Kenya’s Standard Gauge Railway (SGR) isn’t just affordable, it’s also a fun way to see some of the country’s best scenic spots. Think of the SGR as your very own mini-safari. If you want to know how to book your seat check out our article here. Once you’re booked and ready, here’s a little preview of the scenic spots you’ll pass on your trip.
- The Uganda Railway
Construction of the Uganda Railway was initiated by the British state-owned railway company on December 11, 1895. Its ultimate purpose was to link Uganda with the port of Mombasa. To this day 1,060 kilometers of the rail run through Kenya. The railway runs parallel to Kenya’s modern SGR. It can bee seen throughout different parts of your route through the window.
In 1898, the British began construction of a bridge over the Tsavo River. Railroad worker camps were plagued by two mane-less male lions who were said to drag workers from their tents at night and devour them. The attacks were so bad construction was halted until the two lions were finally found and killed.
- Tsavo East and Tsavo West National Park
Lucky for you, the SGR runs straight through both sections of Kenya’s famous Tsavo national park. The park is divided into the East and West section.
Tsavo East National Park is located near the town of Voi and spans 13,747 square kilometers. It’s topography is a flat, dry savannah that is hospitable to the ‘big five’ ( lion, black rhino, cape buffalo, elephant and leopard) as well as the black kite, crowned crane, lovebird and the sacred ibis. It’s main water feature is the Galana River.
Tsavo West National Park lies within the former coast province of Kenya and covers an area of 9,065 square kilometers. It’s location makes it wetter than the Eastern portion lending it to a number of swamps, Lake Jipe and Mizma Springs. The Western park’s wildlife includes eastern black rhinoceros, hippopotamus, Cape buffalo, elephant, leopard and lions. Smaller animals include bushbaby, hartebeest, lesser kudu and Masai giraffe.

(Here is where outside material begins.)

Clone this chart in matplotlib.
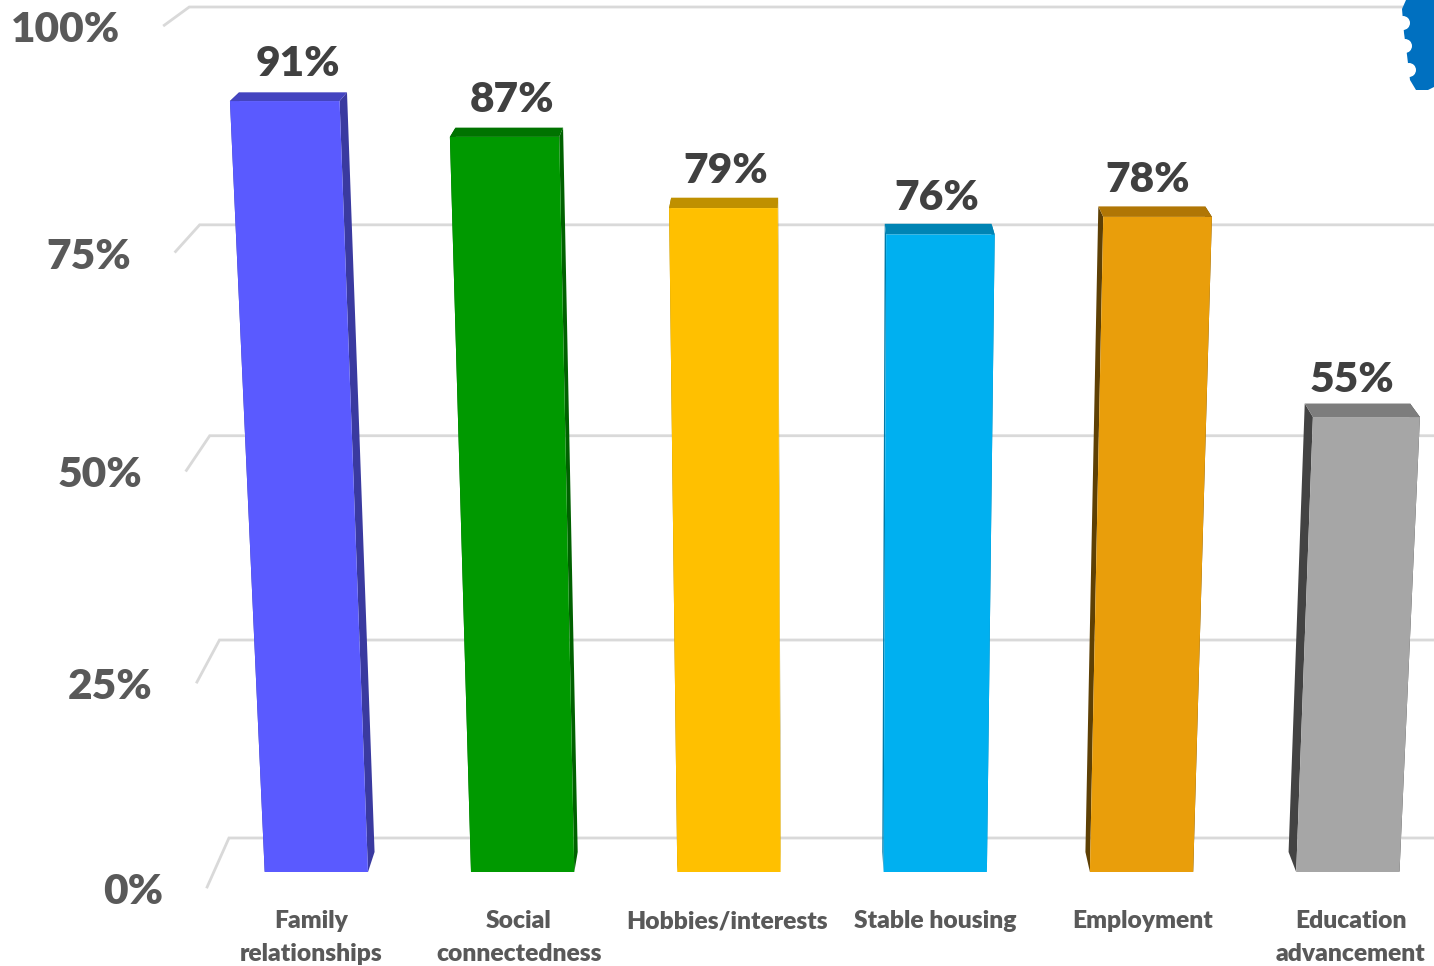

- Chyulu Hills National Park
Named an official park in 1983, the Chyulu Hills National Park forms a 100 kilometer long volcanic field. It is officially part of the Tsavo conservation area which includes the Tsavo West National park, Tsavo East National park and the Kibwezi forest. The hills are home to a wide range of nature and wildlife including rhinos, elephants, giraffes and leopards. If you’ve seen the hills before it was probably in “Out of Africa”, a 1985 American drama produced by Sydney Pollack, starring Meryl Streep.